The NYSE Is Being Attacked… Sort Of
The New York Stock Exchange is under attack.
One of its biggest rivals, as well as electronic-trading firms that do business on the exchange, is criticizing the way it handled recent swings in the market.
At the heart of the matter is the way the NYSE operates: sticking with human traders at a time when computers have taken over trading, making it faster and more volatile than ever.
The NYSE is a relative throwback in that it still uses human traders, called “designated market makers,” to set the price of shares early on. Other exchanges use computers to do it.
With share prices fluctuating wildly over the past 1o days, the NYSE has invoked a rule — called Rule 48 — that allows the market makers not to announce stock prices at the trading open on four occasions. It did this as recently as Tuesday.
The idea behind the rule is that it should speed up early trading by removing prescribed waiting times, but the invocation of Rule 48 meant numerous stocks went without opening price quotes for several minutes after the open in trading last week. Critics have pounced on the fact that it makes it hard for traders to know what is happening, just when they need that information most urgently.
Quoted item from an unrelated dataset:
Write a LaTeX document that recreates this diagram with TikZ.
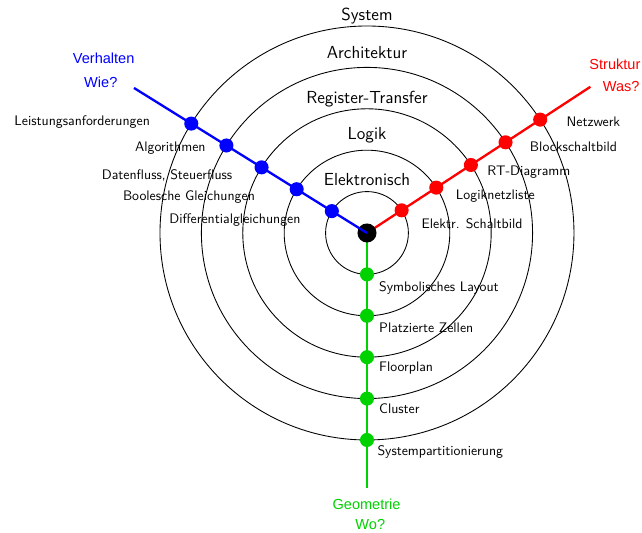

“For the New York Stock Exchange to publicly defend turning off transparency at the most volatile time for the market is an absurdity,” Chris Concannon, CEO of BATS Global Markets, the second-largest US equity market and a rival to the NYSE, told Business Insider.
Trading in the dark
The NYSE on Tuesday sent out a trader update providing an overview of Rule 48. The note states that while there are no mandatory price indications for stocks that see big moves, there is information on order imbalances.
The update states that the rules are designed “to provide an appropriate level of visibility into the opening price discovery process reducing volatility while also allowing for an efficient market opening during market-wide events.”
Still, the lack of price indications has a significant impact on the market. More than 2,500 NYSE-listed securities had no quotable price at the open at 9:30 a.m. on August 24, according to data from BATS, with more than 800 still not set a price by 9:45 a.m. The lack of prices at the open continued through the rest of the week, with more than 440 stocks not having a quotable price at 9:30 a.m. on August 28.
Craig Viani, vice president of market structure and technology at Greenwich Associates, told Business Insider: “In the case of Rule 48, the concept of reducing transparency at the exact moment it is most needed doesn’t sync with the egalitarian proclamation of modern market structure regulations.”
The staggered opening of the market had broad implications for equity markets in the US.
Numerous indexes, such as the S&P 500, use the opening share price of stocks on their primary exchange to price the overall index, Sayena Mostowfi, principal and head of US equities research at TABB Group, told Business Insider.
“When the stock is not officially open at the primary venue, they use the previous day’s close,” she said. “The index is priced on stale prices.”
Not having a quotable share price for so many stocks also made it difficult to price and trade shares on exchange-traded funds. That has led to some concerns over the ability to trade ETFs in times of stress.
“It is not helpful to a market maker when we are trying to provide two-sided liquidity on ETFs, and do not have an opening price from the primary venue on a significant portion of the components of the ETF,” Doug Cifu, CEO of the electronic-trading firm Virtu Financial, told Business Insider.
The issues of the past 10 days are likely to put a renewed focus on Rule 48 and whether it is an appropriate way to open the market, given how the equity markets have evolved over the past decade.
Mostowfi at TABB said: “I think at the time when this rule went into effect, it was supposed to reduce instability in the market and also be a speedier way of doing it, but I think that speedier way of doing it is being questioned given the highly automated marketplace we have today.”
There is also likely to be increased attention paid to how various rules and markets interact with one another, such as how indexes are set in times of volatility and how volatility in the share price of a single stock affects exchange-traded funds.
John McCarthy, general counsel at KCG, another securities trader, told Business Insider: “As the markets become increasingly electronified and interlinked, various exchange models need to take into account how their individual market structure affects the market as a whole.”Thomson Reuters
Those investigations could have broad implications for the future of the designated-market-maker model at the NYSE and the role humans play in equity trading.
The end of manual trading?
“It is hard to defend manual intervention when it doesn’t add value in this scenario,” Viani of Greenwich Associates said. “Is this the last inhalation before the death rattle of manual trading? I don’t know, but it definitely puts pressure on it.”
Concannon at BATS said he thought the NYSE should adopt an automated method to set prices, to do away with the trading delay at times of stress in the market, the way the vast majority of exchanges do.
“What is necessary is for the NYSE to adopt what all markets around the world have adopted,” he said.
An NYSE spokeswoman defended the designated-market-maker model against the comments from BATS, pointing out that BATS had to cancel its own initial public offering in 2012 after difficulties with its electronic pricing model.
“NYSE has a time-tested model for opening stocks — by contrast, BATS’ proposed all-electronic model is not proven, as evidenced by the manner in which they opened their own stock on its first day of trading,” she said.